[Entries taken from a collection]
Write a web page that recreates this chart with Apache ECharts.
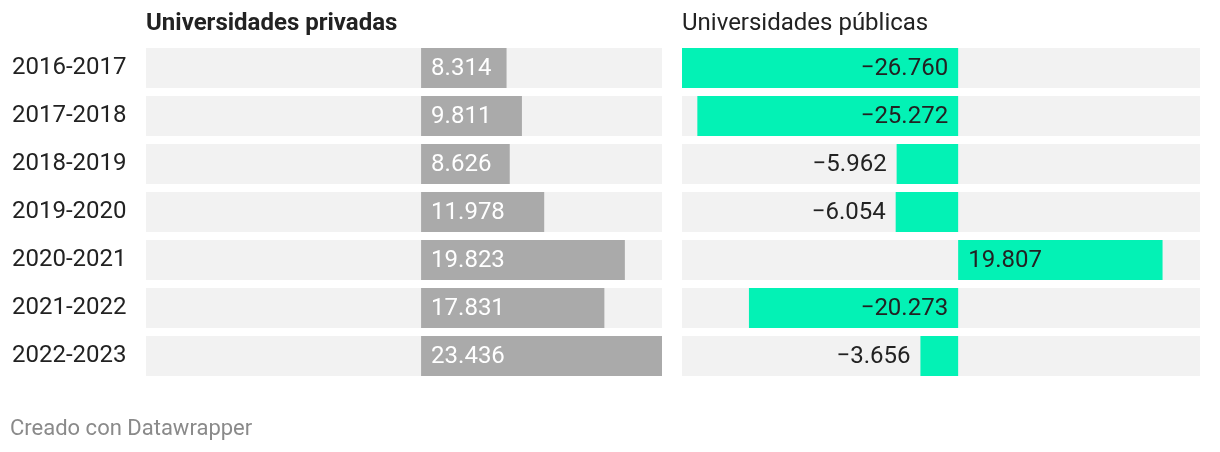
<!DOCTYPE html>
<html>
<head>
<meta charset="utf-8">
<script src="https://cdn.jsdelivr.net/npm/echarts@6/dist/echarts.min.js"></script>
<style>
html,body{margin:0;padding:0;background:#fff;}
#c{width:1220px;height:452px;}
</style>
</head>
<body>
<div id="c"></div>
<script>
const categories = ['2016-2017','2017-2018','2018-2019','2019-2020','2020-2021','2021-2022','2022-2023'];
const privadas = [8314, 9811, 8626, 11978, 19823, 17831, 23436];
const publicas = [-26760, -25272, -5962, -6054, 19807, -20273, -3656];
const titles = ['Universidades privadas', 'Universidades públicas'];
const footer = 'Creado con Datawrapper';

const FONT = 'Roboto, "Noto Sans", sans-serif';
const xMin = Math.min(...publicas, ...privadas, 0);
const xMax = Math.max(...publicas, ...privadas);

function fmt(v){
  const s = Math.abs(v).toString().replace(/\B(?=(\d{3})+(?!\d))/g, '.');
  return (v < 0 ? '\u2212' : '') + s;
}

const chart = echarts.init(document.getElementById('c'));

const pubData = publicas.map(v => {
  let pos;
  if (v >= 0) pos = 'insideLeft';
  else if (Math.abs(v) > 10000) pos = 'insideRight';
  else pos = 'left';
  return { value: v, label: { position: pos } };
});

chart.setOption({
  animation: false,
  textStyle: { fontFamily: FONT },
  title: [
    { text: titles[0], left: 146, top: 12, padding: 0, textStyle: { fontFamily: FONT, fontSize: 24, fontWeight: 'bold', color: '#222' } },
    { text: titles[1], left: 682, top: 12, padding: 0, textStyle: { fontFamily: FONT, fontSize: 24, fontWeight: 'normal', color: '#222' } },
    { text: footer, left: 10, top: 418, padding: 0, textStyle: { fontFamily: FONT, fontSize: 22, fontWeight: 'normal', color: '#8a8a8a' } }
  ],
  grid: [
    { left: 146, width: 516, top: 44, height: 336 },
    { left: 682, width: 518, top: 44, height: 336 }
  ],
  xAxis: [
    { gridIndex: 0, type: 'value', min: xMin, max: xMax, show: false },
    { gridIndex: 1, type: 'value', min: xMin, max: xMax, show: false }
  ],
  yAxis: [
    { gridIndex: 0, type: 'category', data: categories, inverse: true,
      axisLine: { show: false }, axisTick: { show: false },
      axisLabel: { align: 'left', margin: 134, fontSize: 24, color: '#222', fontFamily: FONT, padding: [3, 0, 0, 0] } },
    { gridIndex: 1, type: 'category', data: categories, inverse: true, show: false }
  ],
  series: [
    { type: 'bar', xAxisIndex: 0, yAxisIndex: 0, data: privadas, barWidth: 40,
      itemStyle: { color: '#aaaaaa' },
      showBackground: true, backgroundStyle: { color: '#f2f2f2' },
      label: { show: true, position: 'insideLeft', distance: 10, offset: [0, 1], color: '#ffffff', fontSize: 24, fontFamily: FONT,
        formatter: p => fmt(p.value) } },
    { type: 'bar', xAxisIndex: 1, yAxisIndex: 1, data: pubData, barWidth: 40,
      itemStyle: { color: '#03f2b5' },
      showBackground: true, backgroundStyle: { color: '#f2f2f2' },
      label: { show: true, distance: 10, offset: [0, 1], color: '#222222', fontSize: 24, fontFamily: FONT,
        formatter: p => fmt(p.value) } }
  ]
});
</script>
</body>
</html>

* * *

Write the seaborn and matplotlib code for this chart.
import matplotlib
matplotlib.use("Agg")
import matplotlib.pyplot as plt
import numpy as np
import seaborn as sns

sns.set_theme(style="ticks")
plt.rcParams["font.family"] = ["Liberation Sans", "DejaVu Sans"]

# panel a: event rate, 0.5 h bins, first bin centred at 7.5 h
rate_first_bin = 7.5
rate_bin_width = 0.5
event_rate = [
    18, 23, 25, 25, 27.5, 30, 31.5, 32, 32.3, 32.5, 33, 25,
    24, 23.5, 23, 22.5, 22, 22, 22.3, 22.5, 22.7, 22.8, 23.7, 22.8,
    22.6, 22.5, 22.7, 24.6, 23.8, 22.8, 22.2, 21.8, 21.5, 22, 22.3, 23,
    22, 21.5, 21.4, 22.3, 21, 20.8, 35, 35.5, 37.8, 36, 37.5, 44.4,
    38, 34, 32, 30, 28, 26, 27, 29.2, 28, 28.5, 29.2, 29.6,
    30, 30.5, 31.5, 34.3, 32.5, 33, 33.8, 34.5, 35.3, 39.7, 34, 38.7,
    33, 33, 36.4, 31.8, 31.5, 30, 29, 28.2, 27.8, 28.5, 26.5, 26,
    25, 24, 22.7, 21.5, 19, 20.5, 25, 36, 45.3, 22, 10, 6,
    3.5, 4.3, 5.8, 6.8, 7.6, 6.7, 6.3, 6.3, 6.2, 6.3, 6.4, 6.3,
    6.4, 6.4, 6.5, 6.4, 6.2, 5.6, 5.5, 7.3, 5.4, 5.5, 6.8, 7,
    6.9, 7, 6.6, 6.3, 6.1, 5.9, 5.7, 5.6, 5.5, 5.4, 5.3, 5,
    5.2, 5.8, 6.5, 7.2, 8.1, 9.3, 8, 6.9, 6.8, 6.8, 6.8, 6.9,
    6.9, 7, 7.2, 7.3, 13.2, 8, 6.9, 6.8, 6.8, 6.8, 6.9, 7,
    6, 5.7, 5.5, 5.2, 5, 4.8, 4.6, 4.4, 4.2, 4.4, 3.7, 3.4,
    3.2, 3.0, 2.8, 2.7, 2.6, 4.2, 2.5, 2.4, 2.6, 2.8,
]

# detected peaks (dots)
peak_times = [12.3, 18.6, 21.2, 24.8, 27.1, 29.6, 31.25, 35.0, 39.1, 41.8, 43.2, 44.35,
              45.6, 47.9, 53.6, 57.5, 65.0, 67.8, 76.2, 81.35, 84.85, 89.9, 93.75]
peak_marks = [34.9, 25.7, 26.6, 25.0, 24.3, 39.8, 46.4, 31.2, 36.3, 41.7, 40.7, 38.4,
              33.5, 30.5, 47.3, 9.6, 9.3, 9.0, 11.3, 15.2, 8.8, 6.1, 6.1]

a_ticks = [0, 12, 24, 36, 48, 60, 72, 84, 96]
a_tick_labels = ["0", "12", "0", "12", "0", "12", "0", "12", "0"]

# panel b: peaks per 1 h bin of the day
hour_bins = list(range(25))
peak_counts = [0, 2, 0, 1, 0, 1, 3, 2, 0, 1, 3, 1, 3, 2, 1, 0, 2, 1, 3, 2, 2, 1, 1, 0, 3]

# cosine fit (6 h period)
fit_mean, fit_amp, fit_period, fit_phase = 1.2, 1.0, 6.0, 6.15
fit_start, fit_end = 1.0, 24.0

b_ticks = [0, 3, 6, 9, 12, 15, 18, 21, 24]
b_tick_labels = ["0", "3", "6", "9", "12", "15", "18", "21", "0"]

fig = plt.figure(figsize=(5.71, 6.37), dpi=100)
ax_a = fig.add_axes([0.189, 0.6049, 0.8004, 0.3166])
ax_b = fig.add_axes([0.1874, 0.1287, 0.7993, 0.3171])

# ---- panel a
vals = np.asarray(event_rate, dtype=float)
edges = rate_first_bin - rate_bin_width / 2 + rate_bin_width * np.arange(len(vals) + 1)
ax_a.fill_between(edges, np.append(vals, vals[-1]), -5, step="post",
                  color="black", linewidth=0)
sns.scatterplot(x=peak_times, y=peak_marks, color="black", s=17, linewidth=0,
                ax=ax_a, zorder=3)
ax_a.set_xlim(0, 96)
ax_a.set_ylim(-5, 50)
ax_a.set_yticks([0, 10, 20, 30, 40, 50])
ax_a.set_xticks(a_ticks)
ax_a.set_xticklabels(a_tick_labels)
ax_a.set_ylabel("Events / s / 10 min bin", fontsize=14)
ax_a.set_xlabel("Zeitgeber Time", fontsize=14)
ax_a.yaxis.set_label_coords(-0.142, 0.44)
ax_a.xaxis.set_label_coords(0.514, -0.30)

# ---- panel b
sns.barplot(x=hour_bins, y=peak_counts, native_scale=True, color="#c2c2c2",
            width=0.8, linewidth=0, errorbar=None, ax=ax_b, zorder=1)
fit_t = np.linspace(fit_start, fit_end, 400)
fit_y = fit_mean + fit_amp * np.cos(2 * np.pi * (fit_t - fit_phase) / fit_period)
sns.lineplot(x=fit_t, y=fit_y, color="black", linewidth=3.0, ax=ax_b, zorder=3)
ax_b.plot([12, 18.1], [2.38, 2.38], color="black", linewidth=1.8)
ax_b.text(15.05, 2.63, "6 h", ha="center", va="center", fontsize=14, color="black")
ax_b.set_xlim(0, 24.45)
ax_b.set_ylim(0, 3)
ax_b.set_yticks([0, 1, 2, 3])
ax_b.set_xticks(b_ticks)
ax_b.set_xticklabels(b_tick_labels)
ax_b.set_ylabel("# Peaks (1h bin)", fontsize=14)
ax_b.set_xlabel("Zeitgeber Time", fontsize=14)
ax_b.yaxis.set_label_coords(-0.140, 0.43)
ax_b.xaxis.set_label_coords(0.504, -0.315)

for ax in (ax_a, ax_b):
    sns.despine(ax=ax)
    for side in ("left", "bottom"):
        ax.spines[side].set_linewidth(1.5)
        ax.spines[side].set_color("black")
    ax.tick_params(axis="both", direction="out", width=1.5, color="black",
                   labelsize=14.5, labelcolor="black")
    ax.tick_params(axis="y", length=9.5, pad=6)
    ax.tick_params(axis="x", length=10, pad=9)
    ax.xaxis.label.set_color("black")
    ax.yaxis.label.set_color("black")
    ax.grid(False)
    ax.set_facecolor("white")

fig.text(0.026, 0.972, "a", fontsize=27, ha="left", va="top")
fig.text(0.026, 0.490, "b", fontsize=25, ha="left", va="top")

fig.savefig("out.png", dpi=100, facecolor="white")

#### Problem statement
Skip the pictures. Set down only the lines from the one containing "Write a web" through the one containing "const chart = echarts.init(document.getElementById('c'));", exactly as they appear, ends included.

#### Task solution
Write a web page that recreates this chart with Apache ECharts.
<!DOCTYPE html>
<html>
<head>
<meta charset="utf-8">
<script src="https://cdn.jsdelivr.net/npm/echarts@6/dist/echarts.min.js"></script>
<style>
html,body{margin:0;padding:0;background:#fff;}
#c{width:1220px;height:452px;}
</style>
</head>
<body>
<div id="c"></div>
<script>
const categories = ['2016-2017','2017-2018','2018-2019','2019-2020','2020-2021','2021-2022','2022-2023'];
const privadas = [8314, 9811, 8626, 11978, 19823, 17831, 23436];
const publicas = [-26760, -25272, -5962, -6054, 19807, -20273, -3656];
const titles = ['Universidades privadas', 'Universidades públicas'];
const footer = 'Creado con Datawrapper';

const FONT = 'Roboto, "Noto Sans", sans-serif';
const xMin = Math.min(...publicas, ...privadas, 0);
const xMax = Math.max(...publicas, ...privadas);

function fmt(v){
  const s = Math.abs(v).toString().replace(/\B(?=(\d{3})+(?!\d))/g, '.');
  return (v < 0 ? '\u2212' : '') + s;
}

const chart = echarts.init(document.getElementById('c'));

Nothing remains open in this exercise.